What is Lent?

Millions of Christians all over the world began marking the start of an important period of time back on Wednesday 14 February.

Ash Wednesday

That is because it is Ash Wednesday, which marks the beginning of Lent in Western Christian churches. During Lent, many people decide to give something up that they love – perhaps chocolate, sweets or social media!

Others might decide to take up something, like helping out more with chores at home or making an effort to do special things for their family and friends.

40 days

Lent is a period of 40 days during which many Christians remember the events leading up to and including the death of Jesus Christ, whose life and teachings are the foundation of Christianity.

The 40-day period is called Lent after an old English word meaning ‘lengthen’.

This is because of the time of year when it happens, as this is when the days start to get longer, as we approach summer.

Reflect and forgive

It is a time of reflection and of asking for forgiveness, and when Christians prepare to celebrate Jesus’s resurrection at the feast of Easter, which comes at the very end of Lent.

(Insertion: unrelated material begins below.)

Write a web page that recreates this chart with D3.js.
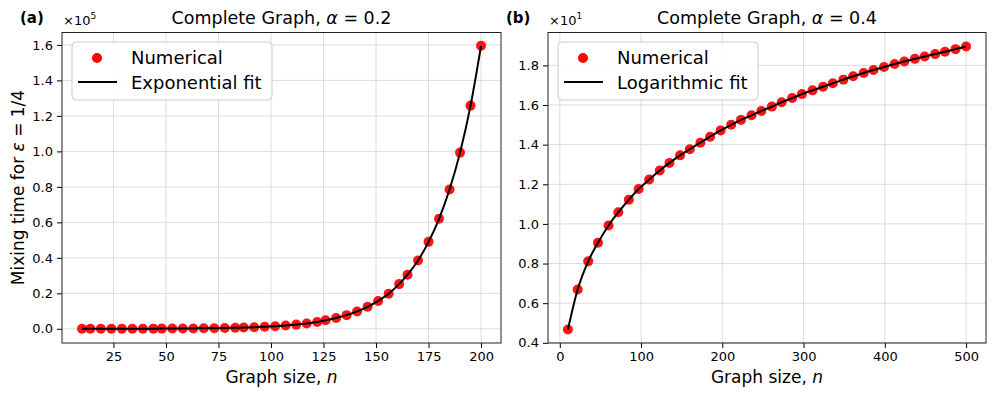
<!DOCTYPE html>
<html>
<head>
<meta charset="utf-8">
<script src="https://cdn.jsdelivr.net/npm/d3@7"></script>
<style>
  html, body { margin: 0; padding: 0; background: #fff; }
  svg { display: block; font-family: "DejaVu Sans", sans-serif; }
</style>
</head>
<body>
<div id="chart"></div>
<script>
// panel (a): complete graph, alpha = 0.2
const sizesA = [10, 14, 19, 24, 29, 34, 39, 44, 48, 53, 58, 63, 68, 73, 78, 83, 87, 92, 97, 102,
  107, 112, 117, 122, 126, 131, 136, 141, 146, 151, 156, 161, 165, 170, 175, 180, 185, 190, 195, 200];
const timesA = [20, 20, 30, 30, 40, 50, 70, 90, 110, 140, 180, 220, 280, 360, 450, 570, 730, 920, 1170, 1480,
  1870, 2370, 3000, 3800, 4800, 6100, 7700, 9800, 12400, 15700, 19800, 25200, 30500, 38500, 49000, 62000, 78500, 99300, 125800, 159500];

// panel (b): complete graph, alpha = 0.4
const sizesB = [10, 22, 35, 47, 60, 72, 85, 97, 110, 123, 135, 148, 160, 173, 185, 198, 211, 223, 236, 248,
  261, 273, 286, 298, 311, 324, 336, 349, 361, 374, 386, 399, 412, 424, 437, 449, 462, 474, 487, 500];
const timesB = [4.67, 6.69, 8.11, 9.05, 9.92, 10.59, 11.22, 11.76, 12.24, 12.70, 13.08, 13.46, 13.77, 14.10, 14.40, 14.72, 15.00, 15.25, 15.48, 15.70,
  15.92, 16.14, 16.35, 16.55, 16.74, 16.92, 17.10, 17.28, 17.45, 17.62, 17.77, 17.92, 18.07, 18.20, 18.33, 18.45, 18.57, 18.69, 18.82, 18.95];

const xTicksA = [25, 50, 75, 100, 125, 150, 175, 200];
const yTicksA = [0, 20000, 40000, 60000, 80000, 100000, 120000, 140000, 160000];
const xTicksB = [0, 100, 200, 300, 400, 500];
const yTicksB = [4, 6, 8, 10, 12, 14, 16, 18];

const W = 996, H = 397;

const svg = d3.select("#chart")
  .append("svg")
  .attr("width", W)
  .attr("height", H);

function drawPanel(p) {
  const x = d3.scaleLinear().domain(p.xDomain).range([p.left, p.right]);
  const y = d3.scaleLinear().domain(p.yDomain).range([p.bottom, p.top]);
  const g = svg.append("g");

  // grid
  g.append("g")
    .selectAll("line")
    .data(p.xTicks)
    .join("line")
    .attr("x1", (d) => x(d)).attr("x2", (d) => x(d))
    .attr("y1", p.top).attr("y2", p.bottom)
    .attr("stroke", "#dcdcdc").attr("stroke-width", 1);
  g.append("g")
    .selectAll("line")
    .data(p.yTicks)
    .join("line")
    .attr("y1", (d) => y(d)).attr("y2", (d) => y(d))
    .attr("x1", p.left).attr("x2", p.right)
    .attr("stroke", "#dcdcdc").attr("stroke-width", 1);

  // axes
  const xAxis = g.append("g")
    .attr("transform", `translate(0,${p.bottom})`)
    .call(d3.axisBottom(x).tickValues(p.xTicks).tickSize(5).tickPadding(4).tickFormat(d3.format("d")));
  const yAxis = g.append("g")
    .attr("transform", `translate(${p.left},0)`)
    .call(d3.axisLeft(y).tickValues(p.yTicks).tickSize(5).tickPadding(4)
      .tickFormat((d) => (d / p.yScaleDiv).toFixed(1)));
  [xAxis, yAxis].forEach((a) => {
    a.select(".domain").remove();
    a.selectAll("text").attr("font-size", "13px").attr("fill", "#000")
      .attr("font-family", "DejaVu Sans, sans-serif");
    a.selectAll("line").attr("stroke", "#000");
  });

  // points
  g.append("g")
    .selectAll("circle")
    .data(p.sizes)
    .join("circle")
    .attr("cx", (d) => x(d))
    .attr("cy", (d, i) => y(p.times[i]))
    .attr("r", 5)
    .attr("fill", "#ff0000")
    .attr("fill-opacity", 0.92);

  // fit curve
  const line = d3.line()
    .x((d) => x(d[0]))
    .y((d) => y(d[1]))
    .curve(d3.curveMonotoneX);
  g.append("path")
    .datum(p.sizes.map((n, i) => [n, p.times[i]]))
    .attr("d", line)
    .attr("fill", "none")
    .attr("stroke", "#000")
    .attr("stroke-width", 2);

  // frame
  g.append("rect")
    .attr("x", p.left).attr("y", p.top)
    .attr("width", p.right - p.left).attr("height", p.bottom - p.top)
    .attr("fill", "none").attr("stroke", "#222").attr("stroke-width", 1);

  // title
  const cx = (p.left + p.right) / 2;
  const title = g.append("text")
    .attr("x", cx).attr("y", 24)
    .attr("text-anchor", "middle")
    .attr("font-size", "17.5px");
  title.append("tspan").text("Complete Graph, ");
  title.append("tspan").attr("font-style", "italic").text("α");
  title.append("tspan").text(" = " + p.alpha);

  // panel letter
  g.append("text")
    .attr("x", p.left - 42).attr("y", 23)
    .attr("font-size", "15px").attr("font-weight", "bold")
    .text(p.letter);

  // scale factor
  const sf = g.append("text")
    .attr("x", p.left + 1).attr("y", 25)
    .attr("font-size", "13px");
  sf.append("tspan").text("×10");
  sf.append("tspan").attr("font-size", "9px").attr("dy", -6).text(p.exp);

  // x label
  const xl = g.append("text")
    .attr("x", cx).attr("y", 383)
    .attr("text-anchor", "middle")
    .attr("font-size", "17px");
  xl.append("tspan").text("Graph size, ");
  xl.append("tspan").attr("font-style", "italic").text("n");

  // legend
  const lg = g.append("g").attr("transform", `translate(${p.left + 10},${p.top + 9.5})`);
  lg.append("rect")
    .attr("width", p.legendW).attr("height", 58)
    .attr("rx", 4)
    .attr("fill", "#fff").attr("fill-opacity", 0.85)
    .attr("stroke", "#cccccc");
  lg.append("circle").attr("cx", 25).attr("cy", 16).attr("r", 5).attr("fill", "#ff0000");
  lg.append("text").attr("x", 59).attr("y", 22).attr("font-size", "18px").text("Numerical");
  lg.append("line").attr("x1", 6).attr("x2", 45).attr("y1", 40).attr("y2", 40)
    .attr("stroke", "#000").attr("stroke-width", 2);
  lg.append("text").attr("x", 59).attr("y", 47).attr("font-size", "18px").text(p.fitLabel);
}

drawPanel({
  sizes: sizesA, times: timesA,
  xTicks: xTicksA, yTicks: yTicksA,
  xDomain: [0.5, 209.5], yDomain: [-8000, 167000],
  left: 62, right: 501, top: 32.5, bottom: 343,
  yScaleDiv: 100000, exp: "5",
  alpha: "0.2", letter: "(a)",
  fitLabel: "Exponential fit", legendW: 200
});

drawPanel({
  sizes: sizesB, times: timesB,
  xTicks: xTicksB, yTicks: yTicksB,
  xDomain: [-14.5, 524.5], yDomain: [3.99, 19.66],
  left: 548, right: 986, top: 32.5, bottom: 343,
  yScaleDiv: 10, exp: "1",
  alpha: "0.4", letter: "(b)",
  fitLabel: "Logarithmic fit", legendW: 200
});

// shared y label
const yl = svg.append("text")
  .attr("transform", "translate(24,187.5) rotate(-90)")
  .attr("text-anchor", "middle")
  .attr("font-size", "17px");
yl.append("tspan").text("Mixing time for ");
yl.append("tspan").attr("font-style", "italic").text("ε");
yl.append("tspan").text(" = 1/4");
</script>
</body>
</html>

Ash Wednesday is the day after Shrove Tuesday, which is also known as Pancake Day. Exactly when Ash Wednesday is each year depends on when Easter is, so the date changes. On Ash Wednesday, lots of churches hold special services where worshippers are marked on the forehead with ash, and which is where the day gets its name from.

Typically, the ash is made from burning special crosses made out of palm wood, which were used in church services on the previous year’s Palm Sunday. It is sometimes mixed with special oil.

Lent ends with Holy Week, which leads to Easter Sunday – the most important day in the Christian calendar (not Christmas Day).

This day marks the resurrection of Jesus after his death on the cross and is a celebration of his life.

There are special Easter services, meals with family and friends and in some cultures, Easter eggs are both given and received.

BBC Bitesize

Easter is calculated as the first Sunday after the full Moon that occurs on after the spring equinox.